── Source excerpt

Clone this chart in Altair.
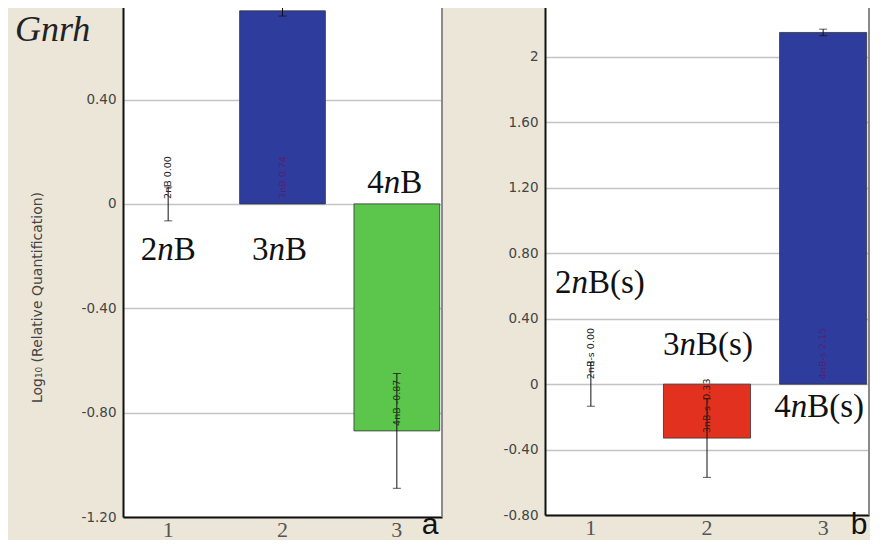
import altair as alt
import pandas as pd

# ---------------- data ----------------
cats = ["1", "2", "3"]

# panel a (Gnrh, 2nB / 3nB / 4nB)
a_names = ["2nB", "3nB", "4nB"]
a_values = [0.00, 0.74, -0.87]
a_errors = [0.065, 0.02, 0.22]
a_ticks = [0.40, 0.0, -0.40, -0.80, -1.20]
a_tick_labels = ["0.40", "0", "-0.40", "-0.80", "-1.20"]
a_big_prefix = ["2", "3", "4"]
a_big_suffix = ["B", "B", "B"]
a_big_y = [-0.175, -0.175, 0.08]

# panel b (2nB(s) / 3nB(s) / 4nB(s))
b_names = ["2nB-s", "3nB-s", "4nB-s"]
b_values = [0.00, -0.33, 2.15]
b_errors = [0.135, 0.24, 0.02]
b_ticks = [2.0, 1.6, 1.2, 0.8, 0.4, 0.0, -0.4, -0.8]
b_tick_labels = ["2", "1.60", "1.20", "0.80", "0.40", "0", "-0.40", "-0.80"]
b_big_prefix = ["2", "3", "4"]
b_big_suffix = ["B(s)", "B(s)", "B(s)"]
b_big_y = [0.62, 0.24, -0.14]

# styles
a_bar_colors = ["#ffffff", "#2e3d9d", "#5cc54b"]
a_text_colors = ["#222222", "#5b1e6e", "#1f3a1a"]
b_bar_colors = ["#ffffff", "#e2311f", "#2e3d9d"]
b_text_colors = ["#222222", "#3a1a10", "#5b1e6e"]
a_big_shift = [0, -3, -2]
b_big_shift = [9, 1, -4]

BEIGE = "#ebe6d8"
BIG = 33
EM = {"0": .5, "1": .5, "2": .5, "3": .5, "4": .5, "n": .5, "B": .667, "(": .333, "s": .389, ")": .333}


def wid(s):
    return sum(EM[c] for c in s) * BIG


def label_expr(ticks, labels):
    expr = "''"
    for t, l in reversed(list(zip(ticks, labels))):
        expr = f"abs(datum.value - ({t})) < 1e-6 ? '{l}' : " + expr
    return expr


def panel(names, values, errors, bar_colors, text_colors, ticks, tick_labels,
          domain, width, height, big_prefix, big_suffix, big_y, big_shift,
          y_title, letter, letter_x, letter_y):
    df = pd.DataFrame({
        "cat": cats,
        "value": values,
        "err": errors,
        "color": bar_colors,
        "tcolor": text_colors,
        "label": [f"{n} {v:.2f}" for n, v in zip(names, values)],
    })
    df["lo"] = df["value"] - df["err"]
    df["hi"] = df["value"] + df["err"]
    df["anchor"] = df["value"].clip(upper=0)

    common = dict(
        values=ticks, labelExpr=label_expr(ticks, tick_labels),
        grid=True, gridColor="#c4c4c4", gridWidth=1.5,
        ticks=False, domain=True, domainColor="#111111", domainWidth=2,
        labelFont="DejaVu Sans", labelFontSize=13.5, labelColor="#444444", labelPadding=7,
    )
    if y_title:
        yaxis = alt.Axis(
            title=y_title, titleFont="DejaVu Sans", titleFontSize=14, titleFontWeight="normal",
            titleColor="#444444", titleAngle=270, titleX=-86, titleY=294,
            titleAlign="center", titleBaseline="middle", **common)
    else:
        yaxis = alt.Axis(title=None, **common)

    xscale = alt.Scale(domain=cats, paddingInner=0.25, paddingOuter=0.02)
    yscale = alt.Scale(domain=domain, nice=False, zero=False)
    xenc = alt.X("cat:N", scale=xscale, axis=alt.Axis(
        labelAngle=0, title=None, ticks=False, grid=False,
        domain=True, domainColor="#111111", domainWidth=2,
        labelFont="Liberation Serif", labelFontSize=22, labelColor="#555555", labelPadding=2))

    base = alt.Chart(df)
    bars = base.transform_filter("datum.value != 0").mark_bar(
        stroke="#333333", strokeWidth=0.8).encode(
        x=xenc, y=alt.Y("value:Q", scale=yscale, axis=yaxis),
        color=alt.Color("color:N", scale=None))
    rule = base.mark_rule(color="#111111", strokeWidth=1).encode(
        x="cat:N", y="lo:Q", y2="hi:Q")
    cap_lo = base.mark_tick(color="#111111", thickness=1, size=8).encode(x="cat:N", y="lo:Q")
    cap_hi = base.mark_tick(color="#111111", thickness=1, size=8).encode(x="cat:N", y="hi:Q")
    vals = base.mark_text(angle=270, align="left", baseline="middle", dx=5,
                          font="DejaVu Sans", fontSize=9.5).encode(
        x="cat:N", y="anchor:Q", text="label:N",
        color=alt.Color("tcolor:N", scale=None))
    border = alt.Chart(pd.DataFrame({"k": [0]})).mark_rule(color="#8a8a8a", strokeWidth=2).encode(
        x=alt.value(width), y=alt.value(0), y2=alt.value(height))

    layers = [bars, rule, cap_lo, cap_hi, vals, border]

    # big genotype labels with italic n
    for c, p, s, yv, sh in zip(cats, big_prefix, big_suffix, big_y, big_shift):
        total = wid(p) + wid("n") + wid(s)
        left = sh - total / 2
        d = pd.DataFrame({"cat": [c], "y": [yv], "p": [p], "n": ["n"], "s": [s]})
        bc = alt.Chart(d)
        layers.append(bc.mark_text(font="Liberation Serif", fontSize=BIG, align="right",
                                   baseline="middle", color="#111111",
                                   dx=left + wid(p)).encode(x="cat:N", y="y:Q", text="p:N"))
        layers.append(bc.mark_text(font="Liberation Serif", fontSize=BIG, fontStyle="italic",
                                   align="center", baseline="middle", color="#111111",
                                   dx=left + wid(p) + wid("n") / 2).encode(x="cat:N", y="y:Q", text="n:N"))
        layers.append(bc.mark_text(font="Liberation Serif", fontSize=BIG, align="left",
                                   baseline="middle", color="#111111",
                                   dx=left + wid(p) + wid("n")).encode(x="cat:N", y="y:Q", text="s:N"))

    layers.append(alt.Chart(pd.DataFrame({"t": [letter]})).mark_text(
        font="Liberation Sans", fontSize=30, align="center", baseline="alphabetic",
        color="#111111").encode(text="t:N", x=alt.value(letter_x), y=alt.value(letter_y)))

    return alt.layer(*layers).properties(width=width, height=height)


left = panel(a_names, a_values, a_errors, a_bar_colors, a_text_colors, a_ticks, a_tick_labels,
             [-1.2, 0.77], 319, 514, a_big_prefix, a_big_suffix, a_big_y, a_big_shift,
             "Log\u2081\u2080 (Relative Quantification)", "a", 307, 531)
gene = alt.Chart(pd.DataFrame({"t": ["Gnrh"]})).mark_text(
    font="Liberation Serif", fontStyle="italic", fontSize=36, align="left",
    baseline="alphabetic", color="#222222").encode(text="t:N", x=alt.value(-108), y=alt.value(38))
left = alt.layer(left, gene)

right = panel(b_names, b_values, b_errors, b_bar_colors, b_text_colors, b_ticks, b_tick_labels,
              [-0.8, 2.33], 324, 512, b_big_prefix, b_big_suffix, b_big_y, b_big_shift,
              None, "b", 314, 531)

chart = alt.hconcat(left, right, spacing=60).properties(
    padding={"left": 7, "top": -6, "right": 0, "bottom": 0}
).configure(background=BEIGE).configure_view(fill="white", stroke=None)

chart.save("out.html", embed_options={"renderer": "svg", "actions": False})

────

- Problem requirements: Pictures excluded, repeat exactly the lines from the top of the material through the line with "a_big_y = [-0.175, -0.175, 0.08]", including both of those lines.

- Output below:
Clone this chart in Altair.
import altair as alt
import pandas as pd

# ---------------- data ----------------
cats = ["1", "2", "3"]

# panel a (Gnrh, 2nB / 3nB / 4nB)
a_names = ["2nB", "3nB", "4nB"]
a_values = [0.00, 0.74, -0.87]
a_errors = [0.065, 0.02, 0.22]
a_ticks = [0.40, 0.0, -0.40, -0.80, -1.20]
a_tick_labels = ["0.40", "0", "-0.40", "-0.80", "-1.20"]
a_big_prefix = ["2", "3", "4"]
a_big_suffix = ["B", "B", "B"]
a_big_y = [-0.175, -0.175, 0.08]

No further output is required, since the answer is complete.